:: Task goal ::
Set the lines down again exactly, first line through the line that contains "const yDomB = [py(498.3), py(302.3)];", with no pictures.

※ ※ ※

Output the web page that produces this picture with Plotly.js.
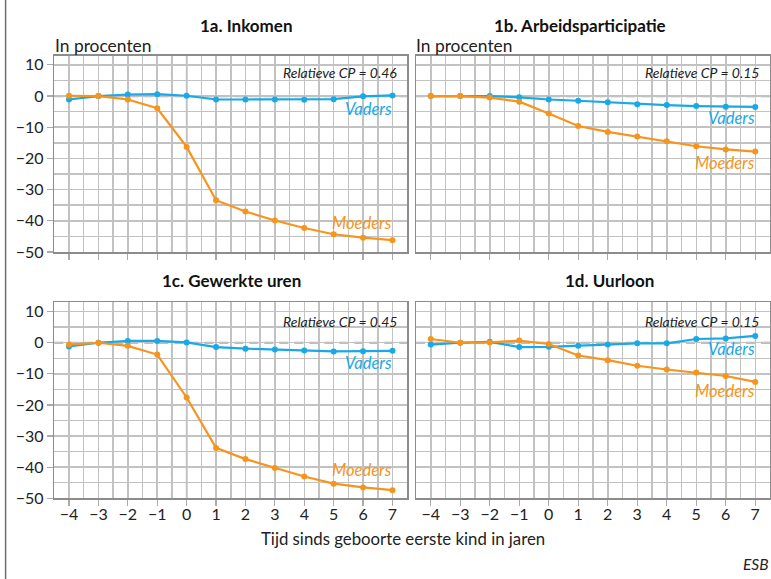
<!DOCTYPE html>
<html>
<head>
<meta charset="utf-8">
<script src="https://cdn.plot.ly/plotly-3.0.1.min.js"></script>
<style>
html,body{margin:0;padding:0;background:#fff;}
#chart{width:771px;height:579px;}
</style>
</head>
<body>
<div id="chart"></div>
<script>
// ---- data ----
const years = [-4, -3, -2, -1, 0, 1, 2, 3, 4, 5, 6, 7];
const tickLabels = ['−4', '−3', '−2', '−1', '0', '1', '2', '3', '4', '5', '6', '7'];

const inkomenVaders   = [-1.1, 0, 0.5, 0.6, 0.1, -1.1, -1.1, -1.1, -1.2, -1.0, -0.1, 0.2];
const inkomenMoeders  = [0.1, 0, -1.1, -3.9, -16.3, -33.4, -37.0, -39.9, -42.3, -44.3, -45.4, -46.2];
const arbeidVaders    = [0, 0, 0, -0.4, -1.1, -1.5, -2.0, -2.6, -2.9, -3.2, -3.4, -3.5];
const arbeidMoeders   = [0, 0, -0.5, -1.8, -5.6, -9.6, -11.5, -13.0, -14.5, -16.1, -17.1, -17.8];
const urenVaders      = [-1.2, 0, 0.6, 0.6, 0.1, -1.4, -1.9, -2.2, -2.5, -2.8, -2.7, -2.6];
const urenMoeders     = [-0.6, 0, -1.0, -3.8, -17.6, -33.8, -37.4, -40.3, -43.0, -45.3, -46.5, -47.4];
const uurloonVaders   = [-0.6, 0, 0.3, -1.4, -1.3, -1.0, -0.6, -0.2, -0.2, 1.2, 1.4, 2.2];
const uurloonMoeders  = [1.2, 0, 0.1, 0.7, -0.4, -4.1, -5.6, -7.4, -8.6, -9.6, -10.7, -12.6];

const panelTitles = ['1a. Inkomen', '1b. Arbeidsparticipatie', '1c. Gewerkte uren', '1d. Uurloon'];
const cpLabels = ['Relatieve CP = 0.46', 'Relatieve CP = 0.15', 'Relatieve CP = 0.45', 'Relatieve CP = 0.15'];

// ---- styling ----
const W = 771, H = 579;
const BLUE = '#18a9e6';
const ORANGE = '#f7941d';
const GRID = '#c2c2c2';
const AXLINE = '#8c8c8c';
const FONT = 'Lato, "Open Sans", sans-serif';

const px = v => v / W;
const py = v => 1 - v / H;

const xDomL = [px(54.3), px(407.2)];
const xDomR = [px(416), px(770)];
const yDomT = [py(252), py(55.5)];
const yDomB = [py(498.3), py(302.3)];

function xAx(domain, anchor, labels) {
  return {
    domain: domain, anchor: anchor, range: [-4.5, 7.5],
    tickmode: 'array', tickvals: years, ticktext: tickLabels,
    showticklabels: labels, ticks: 'outside', ticklen: 6, tickwidth: 1.2, tickcolor: '#aaa',
    ticklabelstandoff: -5,
    tickfont: {family: FONT, size: 16, color: '#222'},
    showgrid: true, gridcolor: GRID, gridwidth: 1.5,
    minor: {tickmode: 'array', tickvals: years.map(v => v + 0.5).concat([-4.5]), showgrid: true, gridcolor: GRID, gridwidth: 1.5, ticks: ''},
    showline: true, linecolor: AXLINE, linewidth: 1.5, mirror: true,
    zeroline: false, fixedrange: true
  };
}
function yAx(domain, anchor, labels) {
  return {
    domain: domain, anchor: anchor, range: [-50, 13],
    tickmode: 'linear', tick0: 0, dtick: 10,
    showticklabels: labels, ticks: labels ? 'outside' : '', ticklen: 6, tickwidth: 1.2, tickcolor: '#aaa',
    tickfont: {family: FONT, size: 16, color: '#222'},
    showgrid: true, gridcolor: GRID, gridwidth: 1.5,
    minor: {tick0: 0, dtick: 5, showgrid: true, gridcolor: GRID, gridwidth: 1.5, ticks: ''},
    showline: true, linecolor: AXLINE, linewidth: 1.5, mirror: true,
    zeroline: false, fixedrange: true
  };
}

function series(y, color, xa, ya, name) {
  return {
    x: years, y: y, type: 'scatter', mode: 'lines+markers', name: name,
    xaxis: xa, yaxis: ya, showlegend: false, hoverinfo: 'skip',
    line: {color: color, width: 2.2}, marker: {color: color, size: 6}
  };
}

const data = [
  series(inkomenVaders, BLUE, 'x', 'y', 'Vaders'),
  series(inkomenMoeders, ORANGE, 'x', 'y', 'Moeders'),
  series(arbeidVaders, BLUE, 'x2', 'y2', 'Vaders'),
  series(arbeidMoeders, ORANGE, 'x2', 'y2', 'Moeders'),
  series(urenVaders, BLUE, 'x3', 'y3', 'Vaders'),
  series(urenMoeders, ORANGE, 'x3', 'y3', 'Moeders'),
  series(uurloonVaders, BLUE, 'x4', 'y4', 'Vaders'),
  series(uurloonMoeders, ORANGE, 'x4', 'y4', 'Moeders')
];

const shapes = [];
const annotations = [];
const pairs = [['x', 'y'], ['x2', 'y2'], ['x3', 'y3'], ['x4', 'y4']];
pairs.forEach(([xa, ya]) => {
  shapes.push({type: 'line', layer: 'below', xref: xa, yref: ya + ' domain', x0: 0, x1: 0, y0: 0, y1: 1,
    line: {color: '#8a8a8a', width: 1.5}});
  shapes.push({type: 'line', layer: 'below', xref: xa, yref: ya + ' domain', x0: -0.5, x1: -0.5, y0: 0, y1: 1,
    line: {color: '#9a9a9a', width: 2, dash: '6px,5px'}});
  shapes.push({type: 'line', layer: 'below', xref: xa + ' domain', yref: ya, x0: 0, x1: 1, y0: 0, y1: 0,
    line: {color: '#a8a8a8', width: 2.2, dash: '9px,6px'}});
});
// frame line on the left
shapes.push({type: 'line', xref: 'paper', yref: 'paper', x0: px(5.6), x1: px(5.6), y0: 0, y1: 1,
  line: {color: '#6e6e6e', width: 1.5}});

// panel titles
const titlePos = [[246, 25], [580, 25], [231, 280], [609, 280]];
panelTitles.forEach((t, i) => {
  annotations.push({text: '<b>' + t + '</b>', xref: 'paper', yref: 'paper', x: px(titlePos[i][0]), y: py(titlePos[i][1]),
    xanchor: 'center', yanchor: 'middle', showarrow: false, font: {family: FONT, size: 17, color: '#111', weight: 900}});
});
// unit labels
[[53, 45], [414, 45]].forEach(p => {
  annotations.push({text: 'In procenten', xref: 'paper', yref: 'paper', x: px(p[0]), y: py(p[1]),
    xanchor: 'left', yanchor: 'middle', showarrow: false, font: {family: FONT, size: 17.4, color: '#222'}});
});
// CP labels
const cpPos = [[399, 73], [761, 73], [399, 321], [761, 321]];
cpLabels.forEach((t, i) => {
  annotations.push({text: '<i>' + t + '</i>', xref: 'paper', yref: 'paper', x: px(cpPos[i][0]), y: py(cpPos[i][1]),
    xanchor: 'right', yanchor: 'middle', showarrow: false, font: {family: FONT, size: 14, color: '#222'}});
});
// series labels
const vadersY = [-4.2, -7.1, -6.5, -2.1];
const moedersY = [-40.8, -21.5, -40.9, -15.6];
pairs.forEach(([xa, ya], i) => {
  annotations.push({text: '<i>Vaders</i>', xref: xa, yref: ya, x: 7.05, y: vadersY[i], xanchor: 'right', yanchor: 'middle',
    showarrow: false, font: {family: FONT, size: 16.5, color: BLUE}});
  annotations.push({text: '<i>Moeders</i>', xref: xa, yref: ya, x: 7.05, y: moedersY[i], xanchor: 'right', yanchor: 'middle',
    showarrow: false, font: {family: FONT, size: 16.5, color: ORANGE}});
});
// axis title & source
annotations.push({text: 'Tijd sinds geboorte eerste kind in jaren', xref: 'paper', yref: 'paper', x: px(403), y: py(538),
  xanchor: 'center', yanchor: 'middle', showarrow: false, font: {family: FONT, size: 16.8, color: '#222'}});
annotations.push({text: '<i>ESB</i>', xref: 'paper', yref: 'paper', x: 1, y: py(564),
  xanchor: 'right', yanchor: 'middle', showarrow: false, font: {family: FONT, size: 15.5, color: '#222'}});

const layout = {
  width: W, height: H,
  margin: {l: 0, r: 0, t: 0, b: 0, pad: 0},
  paper_bgcolor: '#fff', plot_bgcolor: '#fff',
  font: {family: FONT, size: 15, color: '#222'},
  showlegend: false,
  xaxis: xAx(xDomL, 'y', false),
  yaxis: yAx(yDomT, 'x', true),
  xaxis2: xAx(xDomR, 'y2', false),
  yaxis2: yAx(yDomT, 'x2', false),
  xaxis3: xAx(xDomL, 'y3', true),
  yaxis3: yAx(yDomB, 'x3', true),
  xaxis4: xAx(xDomR, 'y4', true),
  yaxis4: yAx(yDomB, 'x4', false),
  shapes: shapes,
  annotations: annotations
};

Plotly.newPlot('chart', data, layout, {displayModeBar: false, staticPlot: true});
</script>
</body>
</html>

※ ※ ※

:: Reply ::
Output the web page that produces this picture with Plotly.js.
<!DOCTYPE html>
<html>
<head>
<meta charset="utf-8">
<script src="https://cdn.plot.ly/plotly-3.0.1.min.js"></script>
<style>
html,body{margin:0;padding:0;background:#fff;}
#chart{width:771px;height:579px;}
</style>
</head>
<body>
<div id="chart"></div>
<script>
// ---- data ----
const years = [-4, -3, -2, -1, 0, 1, 2, 3, 4, 5, 6, 7];
const tickLabels = ['−4', '−3', '−2', '−1', '0', '1', '2', '3', '4', '5', '6', '7'];

const inkomenVaders   = [-1.1, 0, 0.5, 0.6, 0.1, -1.1, -1.1, -1.1, -1.2, -1.0, -0.1, 0.2];
const inkomenMoeders  = [0.1, 0, -1.1, -3.9, -16.3, -33.4, -37.0, -39.9, -42.3, -44.3, -45.4, -46.2];
const arbeidVaders    = [0, 0, 0, -0.4, -1.1, -1.5, -2.0, -2.6, -2.9, -3.2, -3.4, -3.5];
const arbeidMoeders   = [0, 0, -0.5, -1.8, -5.6, -9.6, -11.5, -13.0, -14.5, -16.1, -17.1, -17.8];
const urenVaders      = [-1.2, 0, 0.6, 0.6, 0.1, -1.4, -1.9, -2.2, -2.5, -2.8, -2.7, -2.6];
const urenMoeders     = [-0.6, 0, -1.0, -3.8, -17.6, -33.8, -37.4, -40.3, -43.0, -45.3, -46.5, -47.4];
const uurloonVaders   = [-0.6, 0, 0.3, -1.4, -1.3, -1.0, -0.6, -0.2, -0.2, 1.2, 1.4, 2.2];
const uurloonMoeders  = [1.2, 0, 0.1, 0.7, -0.4, -4.1, -5.6, -7.4, -8.6, -9.6, -10.7, -12.6];

const panelTitles = ['1a. Inkomen', '1b. Arbeidsparticipatie', '1c. Gewerkte uren', '1d. Uurloon'];
const cpLabels = ['Relatieve CP = 0.46', 'Relatieve CP = 0.15', 'Relatieve CP = 0.45', 'Relatieve CP = 0.15'];

// ---- styling ----
const W = 771, H = 579;
const BLUE = '#18a9e6';
const ORANGE = '#f7941d';
const GRID = '#c2c2c2';
const AXLINE = '#8c8c8c';
const FONT = 'Lato, "Open Sans", sans-serif';

const px = v => v / W;
const py = v => 1 - v / H;

const xDomL = [px(54.3), px(407.2)];
const xDomR = [px(416), px(770)];
const yDomT = [py(252), py(55.5)];
const yDomB = [py(498.3), py(302.3)];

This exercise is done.